Tuesday, October 07, 2008

Wall Street's Agenda Seem to Dictate on US and Global Policies!

When faced with strong political pressures from the ongoing disorders of social, economic or financial nature, as we said, it is NEVER a question about governments NOT doing anything, but a question public expectations on the outcome of such actions.

Despite the passage of the $850 billion Emergency Economic Stabilization Act (yes Virginia, additional $150 billion on added porks! From Congressman Ron Paul ``In fact, it wasn't until the Senate had a chance to load it up with even MORE spending, when it was finally inflationary and horrible enough, at $850 billion instead of a mere $700 billion, that it passed – and with a comfortable margin, in spite of constituent calls still coming in overwhelmingly against it. 57 members switched their vote!” How Pork Barrels can easily switch votes is not only a Philippine phenomenon but elsewhere like in the US too!), markets continued to display brutal rioting yesterday and today.

So the Fed came up with even more actions; it doubled its auctions of cash lending to banks to as much as $900 billion, announced the changes in debt issuance which reintroduced 3 year notes and began implementing the paying of interest in bank reserves (Bloomberg).

Nonetheless pressures from various influential quarters of Wall Street “suggesting” to them on how to solve the problem. Example, William Gross of Pimco recently wrote, ``We believe that the Federal Reserve must now act as a clearing house, guaranteeing that institutional transactions clear (and investors receive) their Big Macs at the second window. They must also take another bold step: outright purchases of commercial paper. They should also cut interest rates to 1%, because we are experiencing asset deflation, and the threat of headline inflation is long past.”
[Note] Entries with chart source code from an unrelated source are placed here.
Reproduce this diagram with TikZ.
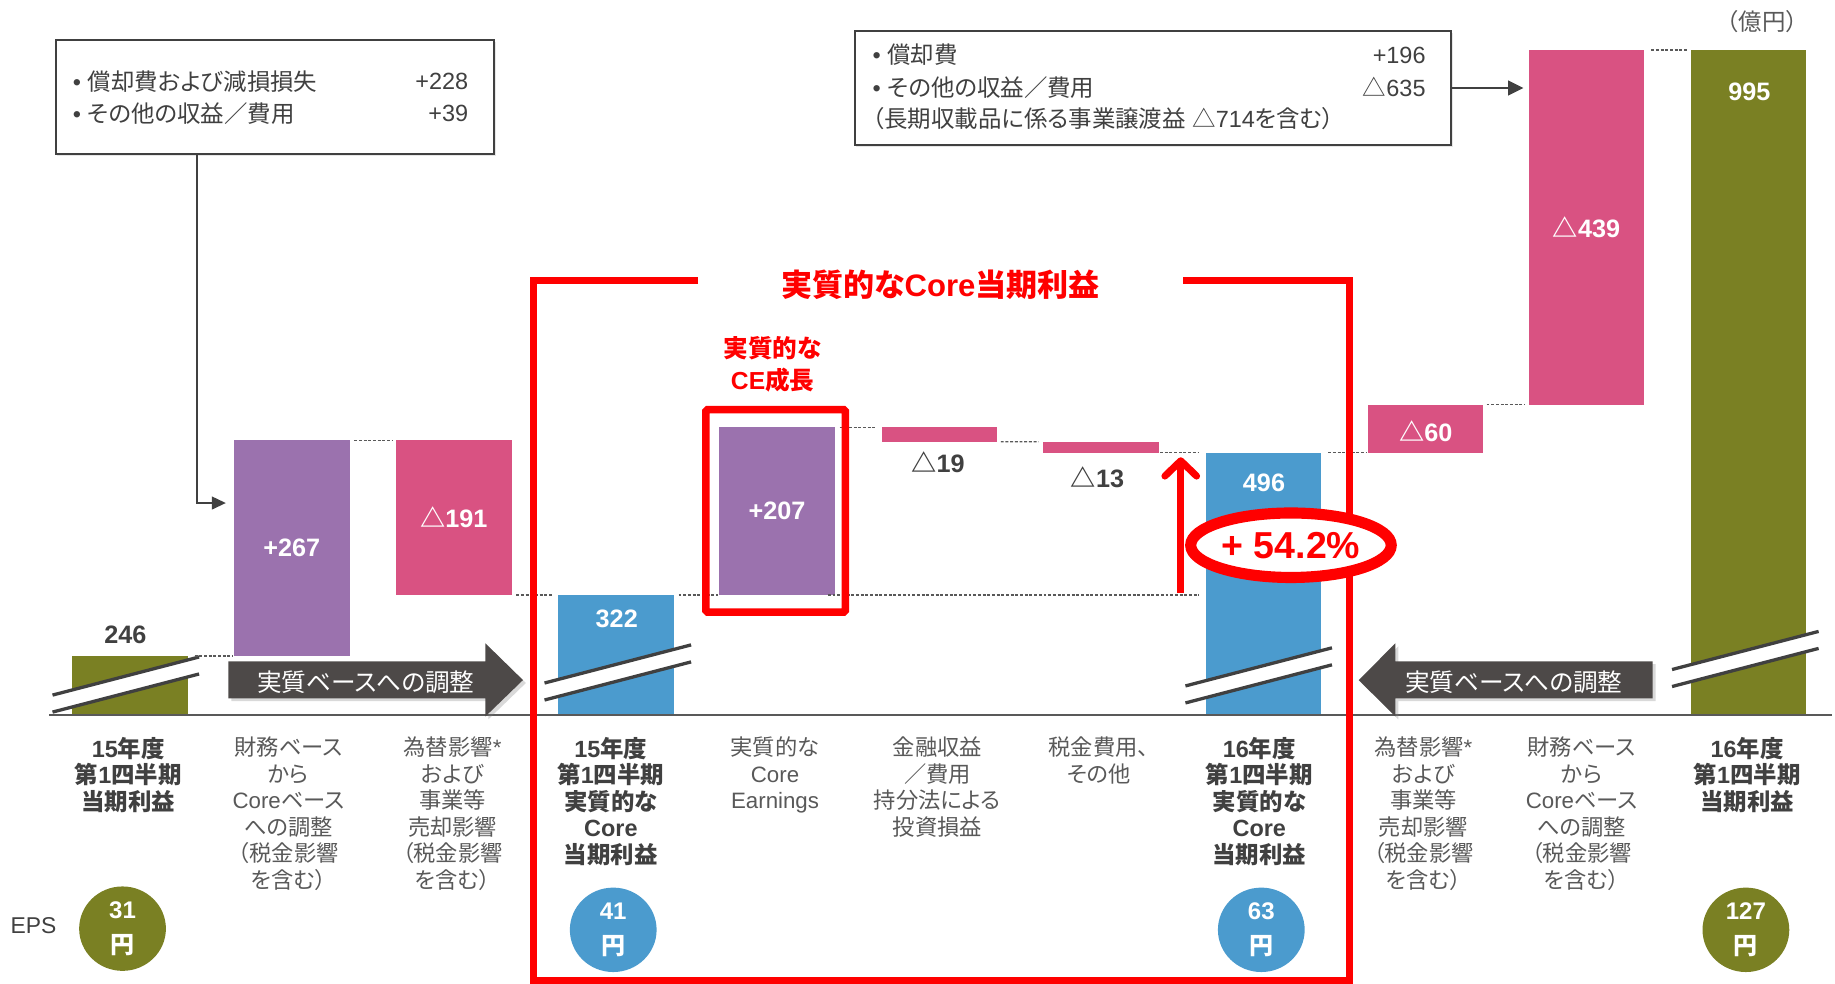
\documentclass[tikz,border=0pt]{standalone}
\usepackage{fontspec}
\setmainfont{Liberation Sans}
\newfontfamily\jpfont{Noto Sans CJK JP}[RawFeature=+palt]
\newfontfamily\jpfull{Noto Sans CJK JP}
\XeTeXinterchartokenstate=1
\newXeTeXintercharclass\cjkcls
\newcount\cjkc
\cjkc="2E80
\loop \XeTeXcharclass\cjkc=\cjkcls \advance\cjkc by 1 \ifnum\cjkc<"A000 \repeat
\cjkc="FF00
\loop \XeTeXcharclass\cjkc=\cjkcls \advance\cjkc by 1 \ifnum\cjkc<"FFF0 \repeat
\cjkc="25A0
\loop \XeTeXcharclass\cjkc=\cjkcls \advance\cjkc by 1 \ifnum\cjkc<"2600 \repeat
\XeTeXinterchartoks 0 \cjkcls={\jpfont}
\XeTeXinterchartoks 4095 \cjkcls={\jpfont}
\XeTeXinterchartoks \cjkcls 0={\rmfamily}
\XeTeXinterchartoks \cjkcls 4095={\rmfamily}
\usetikzlibrary{arrows.meta,shapes.geometric,shadows}
\definecolor{cOlive}{RGB}{122,128,35}
\definecolor{cPurple}{RGB}{155,114,174}
\definecolor{cPink}{RGB}{217,82,130}
\definecolor{cBlue}{RGB}{75,155,206}
\definecolor{cArrow}{RGB}{77,73,72}
\definecolor{cDark}{RGB}{64,64,64}
\definecolor{cText}{RGB}{89,89,89}
\definecolor{cRed}{RGB}{255,0,0}
\newcommand\fs[2]{\fontsize{#1}{#2}\selectfont}
\newcommand\brkmark[2]{%
  \fill[white] (#1,#2) -- ++(125,-32.5) -- ++(0,14.5) -- ++(-125,32.5) -- cycle;
  \draw[brkline] (#1,#2) -- ++(125,-32.5);
  \draw[brkline] (#1,#2+14.5) -- ++(125,-32.5);
}
\begin{document}
\begin{tikzpicture}[x=1pt,y=-1pt,
  bar/.style={rectangle, inner sep=0pt, outer sep=0pt, minimum width=98.5pt, anchor=south west},
  vlab/.style={text=white, font=\bfseries\fs{21.5}{24}, inner sep=0pt},
  dlab/.style={text=cDark, font=\bfseries\fs{21.5}{24}, inner sep=0pt},
  dline/.style={draw=cText, line width=1.1pt, dash pattern=on 2.5pt off 1.5pt},
  brkline/.style={draw=cDark, line width=2.8pt},
  cat/.style={align=center, anchor=north, inner sep=0pt, text=cText, font=\fs{19}{22.6}},
  catb/.style={cat, text=cDark, font=\bfseries\fs{20}{22.6}},
  epsc/.style={ellipse, minimum width=74pt, minimum height=72pt, inner sep=0pt, text=white, font=\bfseries\fs{20.5}{29.5}, align=center},
  abox/.style={draw=cDark, line width=1.7pt, inner sep=0pt, fill=white, anchor=north west,
     drop shadow={opacity=0.2, shadow xshift=1.5pt, shadow yshift=-1.5pt}},
  btxt/.style={text=cDark, font=\fs{20}{24}, inner sep=0pt},
  gline/.style={draw=cDark, line width=1.5pt},
  arrtxt/.style={text=white, font=\fs{21}{24}, inner sep=0pt},
  redline/.style={draw=cRed, line width=6.2pt},
]
\useasboundingbox (0,0) rectangle (1565,838.4);

% annotation boxes
\node[abox, minimum width=374pt, minimum height=97.3pt] (lbox) at (46.5,33.5) {};
\node[btxt, anchor=west] (l1) at (62,69.7) {• 償却費および減損損失};
\node[btxt, anchor=east] (l1v) at (399.5,69.7) {+228};
\node[btxt, anchor=west] (l2) at (62,96.6) {• その他の収益／費用};
\node[btxt, anchor=east] (l2v) at (399.5,96.6) {+39};

\node[abox, minimum width=508.7pt, minimum height=97.2pt] (rbox) at (728,25.6) {};
\node[btxt, anchor=west] (r1) at (744,47) {• 償却費};
\node[btxt, anchor=east] (r1v) at (1216,47) {+196};
\node[btxt, anchor=west] (r2) at (744,74.5) {• その他の収益／費用};
\node[btxt, anchor=east] (r2v) at (1216,74.5) {△635};
\node[btxt, anchor=west] (r3) at (744,101) {（長期収載品に係る事業譲渡益 △714を含む）};

\node[text=cText, font=\fs{20}{24}, inner sep=0pt] (unit) at (1503,18) {\let\jpfont\jpfull （億円）};

% bars
\node[bar, fill=cOlive,  minimum height=50.5pt]  (b0) at (61.5,610) {};
\node[bar, fill=cPurple, minimum height=184pt]   (b1) at (199.6,559.5) {};
\node[bar, fill=cPink,   minimum height=132pt]   (b2) at (337.8,507.5) {};
\node[bar, fill=cBlue,   minimum height=102.5pt] (b3) at (476.2,610) {};
\node[bar, fill=cPurple, minimum height=143pt]   (b4) at (613.5,507.5) {};
\node[bar, fill=cPink,   minimum height=12.2pt]  (b5) at (752,376.7) {};
\node[bar, fill=cPink,   minimum height=9.3pt]   (b6) at (889.8,386) {};
\node[bar, fill=cBlue,   minimum height=224pt]   (b7) at (1028.3,610) {};
\node[bar, fill=cPink,   minimum height=41pt]    (b8) at (1166.3,386) {};
\node[bar, fill=cPink,   minimum height=302.4pt] (b9) at (1303.8,345) {};
\node[bar, fill=cOlive,  minimum height=567.4pt] (b10) at (1442,610) {};

% break marks
\brkmark{44.8}{592.8}
\brkmark{464.4}{582.5}
\brkmark{1011}{585}
\brkmark{1426}{571}

% axis
\draw[draw=cText, line width=1.8pt] (42,610) -- (1562,610);

% dashed connectors
\draw[dline, shorten <=6pt, shorten >=1pt] (b0.north east) -- (b1.south west);
\draw[dline, shorten <=4pt, shorten >=3pt] (b1.north east) -- (b2.north west);
\draw[dline, shorten <=4pt, shorten >=4pt] (b2.south east) -- (b3.north west);
\draw[dline, shorten <=4pt, shorten >=1pt] (b3.north east) -- (b4.south west);
\draw[dline, shorten <=-6pt, shorten >=6pt] (b4.south east) -- (b4.south east -| b7.west);
\draw[dline, shorten <=4pt, shorten >=6pt] (b4.north east) -- (b5.north west);
\draw[dline, shorten <=3pt, shorten >=4pt] (b5.south east) -- (b6.north west);
\draw[dline, shorten <=1pt, shorten >=6pt] (b6.south east) -- (b7.north west);
\draw[dline, shorten <=6pt, shorten >=1pt] (b7.north east) -- (b8.south west);
\draw[dline, shorten <=3pt, shorten >=3pt] (b8.north east) -- (b9.south west);
\draw[dline, shorten <=6pt, shorten >=3pt] (b9.north east) -- (b10.north west);

% bar values
\node[dlab] (v0) at (107,541) {246};
\node[vlab] (v1) at (b1.center) {+267};
\node[vlab] (v2) at (b2.center) {△191};
\node[vlab] (v3) at (526,527.5) {322};
\node[vlab] (v4) at (b4.center) {+207};
\node[dlab] (v5) at (800,394) {△19};
\node[dlab] (v6) at (936,407) {△13};
\node[vlab] (v7) at (1078,412) {496};
\node[vlab] (v8) at (1216,368) {△60};
\node[vlab] (v9) at (b9.center) {△439};
\node[vlab] (v10) at (1492,78) {995};

% adjustment arrows
\fill[cArrow, drop shadow={opacity=0.3, shadow xshift=2.5pt, shadow yshift=-2.5pt}]
  (194.8,564) -- (414,564) -- (414,548.7) -- (446,580) -- (414,611) -- (414,595.5) -- (194.8,595.5) -- cycle;
\node[arrtxt] (adjL) at (312,582) {実質ベースへの調整};
\fill[cArrow, drop shadow={opacity=0.3, shadow xshift=2.5pt, shadow yshift=-2.5pt}]
  (1409.5,564) -- (1190,564) -- (1190,548.7) -- (1158.8,580) -- (1190,611) -- (1190,595.5) -- (1409.5,595.5) -- cycle;
\node[arrtxt] (adjR) at (1291,582) {実質ベースへの調整};

% annotation connectors
\draw[gline, -{Triangle[length=12pt,width=11pt]}, shorten >=7pt]
  ([xshift=121.5pt]lbox.south west) |- ([yshift=38.5pt]b1.west);
\draw[gline, -{Triangle[length=13pt,width=12.5pt]}, shorten >=4.5pt]
  (rbox.east) -- (rbox.east -| b9.west);

% categories
\node[catb] (c0) at (109.5,628.5) {15年度\\第1四半期\\当期利益};
\node[cat] (c1) at (246,628.5) {財務ベース\\から\\Coreベース\\への調整\\（税金影響\\を含む）};
\node[cat] (c2) at (386,628.5) {為替影響*\\および\\事業等\\売却影響\\（税金影響\\を含む）};
\node[catb] (c3) at (521,628.5) {15年度\\第1四半期\\実質的な\\Core\\当期利益};
\node[cat] (c4) at (661,628.5) {実質的な\\Core\\Earnings};
\node[cat] (c5) at (799.5,628.5) {金融収益\\／費用\\持分法による\\投資損益};
\node[cat] (c6) at (937,628.5) {税金費用、\\その他};
\node[catb] (c7) at (1074,628.5) {16年度\\第1四半期\\実質的な\\Core\\当期利益};
\node[cat] (c8) at (1214,628.5) {為替影響*\\および\\事業等\\売却影響\\（税金影響\\を含む）};
\node[cat] (c9) at (1349,628.5) {財務ベース\\から\\Coreベース\\への調整\\（税金影響\\を含む）};
\node[catb] (c10) at (1490,628.5) {16年度\\第1四半期\\当期利益};

% EPS
\node[text=cDark, font=\fs{19.5}{24}, inner sep=0pt] (epsl) at (28.6,789.5) {EPS};
\node[epsc, fill=cOlive] (e0) at (104.5,792) {31\\円};
\node[epsc, fill=cBlue] (e1) at (523,793) {41\\円};
\node[epsc, fill=cBlue] (e2) at (1075.7,793) {63\\円};
\node[epsc, fill=cOlive] (e3) at (1489,793) {127\\円};

% red bracket and title
\draw[redline] (595.4,239) -- (455,239) -- (455,836) -- (1151,836) -- (1151,239) -- (1009,239);
\node[text=cRed, font=\bfseries\fs{26.5}{30}, inner sep=0pt] (title) at (802,243) {実質的なCore当期利益};
\node[text=cRed, font=\bfseries\fs{21}{27}, align=center, inner sep=0pt] (cetitle) at (659,310.5) {実質的な\\CE成長};
\node[draw=cRed, line width=6.5pt, minimum width=119pt, minimum height=172.7pt, inner sep=0pt, rounded corners=1.5pt] (cebox) at (661.5,435.7) {};

% growth arrow
\coordinate (g0) at (1007,506);
\coordinate (g1) at (1007,390);
\draw[draw=cRed, line width=6pt, -{Straight Barb[length=13pt,width=27pt,round]}] (g0) -- (g1);
\node[ellipse, draw=cRed, fill=white, line width=9.5pt, minimum width=171pt, minimum height=55pt, inner sep=0pt,
  text=cRed, font=\bfseries\fs{32}{36}] (pct) at (1101,465) {+ 54.2\%};
\end{tikzpicture}
\end{document}
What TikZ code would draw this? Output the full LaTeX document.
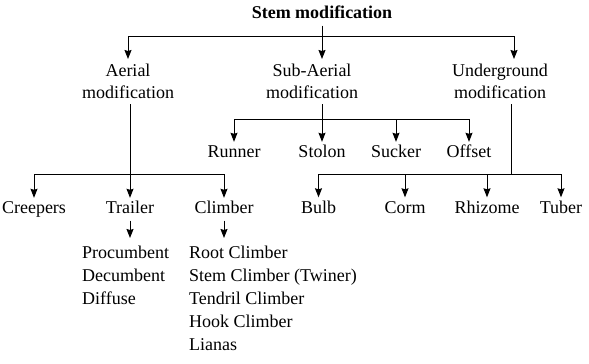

From the New York Times today (emphasis mine), ``Under a proposal being discussed with the Treasury Department, the Fed could buy vast amounts of the unsecured short-term debt that companies rely on to finance their day-to-day activities, according to officials familiar with the discussions. If this were to happen, the central bank would come closer than ever to lending directly to businesses.

``While the move would put more taxpayer dollars at risk, it underscores the growing sense of urgency felt by policy makers in a climate where lending has virtually dried up.”

Nonetheless as the Bernanke's FED and Paulson's US Treasury deliberate on agreeing into Wall Street's formula to further use taxpayer money to thaw the frozen credit markets, Australia's central bank cut its interest rate benchmark by one percentage point to 6 percent from 7 percent signifying ``the biggest reduction since a recession in 1992, to cushion the nation's economy against fallout from a global credit freeze." (Bloomberg).

Most likely both the "suggestions" of lowering interest rates and FED buying of commercial paper will be effected with the former being a "common policy" adopted by most embattled OECD economies.

It's funny how global policymakers seem to tow the line of Wall Street's elixirs when the latter haven't been able to resolve their own problems, to borrow Kenneth Rogoff's quote on the bailout enactment, ``the central conceit is that government ingenuity can disentangle the trillion-dollar “sub-prime” mortgage loan market, even though Wall Street’s own rocket scientists have utterly failed to do so."

This basically serves as an example of regulatory capture where "a government regulatory agency created to act in the public interest instead acts in favor of the commercial or special interests that dominate in the industry or sector it is charged with regulating." (wikipedia.org )

Hopefully if the US government decides to abide by the recommendations of Wall Street despite the conflict of interest issues, global markets will finally embrace this for good.